Can we combine varying coefficients in GAM to get them as a whole? I'm mainly interested in an estimation of smoothed yearly trend of rate of patients by a disease type.  Currently I'm using model with varying coefficients in a form:
    fit <- mgcv::gam(no_patients ~ 
                              s(year, by=disease_type) + 
                              s(clinic_ID, year, bs="re")
                              sex + 
                              age + 
                              disease_type + 
                              offset(population), 
                              family="poisson", 
                              method="REML")

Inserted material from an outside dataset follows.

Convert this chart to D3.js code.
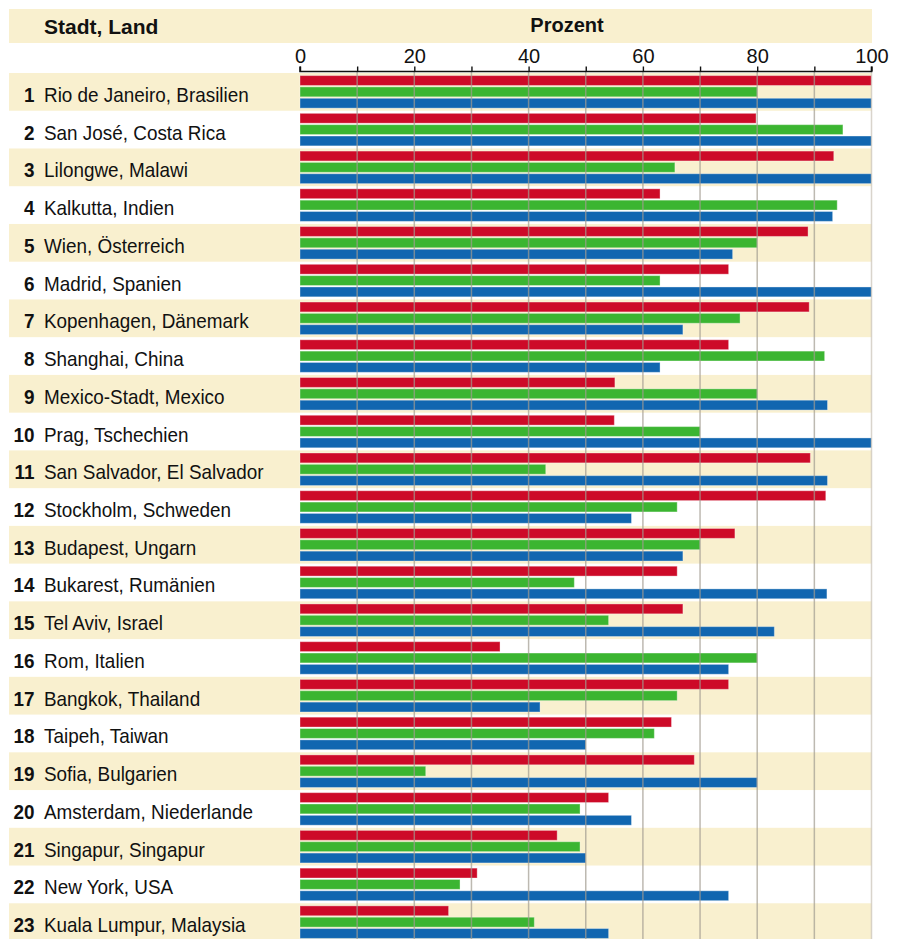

Is there a possibility to get at the same time from the model one (collective) smoothed yearly trend for all disease types?
 A: I think you would need to use something like
gam(no_patients ~  s(year) +
                   s(year, by = disease_type, m = 1) + 
                   s(clinic_ID, bs = "re") +
                   sex + 
                   age + 
                   disease_type + 
                   offset(population), 
    family = "poisson", 
    method = "REML")

where we have what we called a "global" smoother s(year) and then specify the factor by smooth to have a 1 derivative penalty (m = 1) in order to allow better identifiability of these repeated smooths of year. This s(year) term is in some sense the smooth of time averaged over all the data (for some definition of "all" - it is still conditional upon all the other terms in the model).
I'm not sure what you were hoping to induce by the s(clinic_ID, year, bs = "re") term? This is going to give you a random linear slope of year for each clinic but not allow each clinic to have it's own intercept. I have removed this term and left only the random intercept per clinic.
If you have more than a few diseases, and you expect the trends per disease are in some way similarly smooth (same amount of wiggliness) then you could use an alternative factor smooth interaction, the fs basis:
gam(no_patients ~  s(year) +
                   s(year, disease_type, bs = "fs") + 
                   s(clinic_ID, bs = "re") +
                   sex + 
                   age +
                   offset(population), 
    family = "poisson", 
    method = "REML")

where we remove m = 1 to allow a second derivative penalty as the fs basis is fully penalised. We also remove the disease_type parametric term because the fs basis contains a random intercept per disease_type.
For more on these models, see our Open Access paper on HGAMs in PeerJ (Pedersen et al 2019).
Pedersen, E.J., Miller, D.L., Simpson, G.L., Ross, N. (2019) Hierarchical generalized additive models: an introduction with mgcv. PeerJ 7:e6876.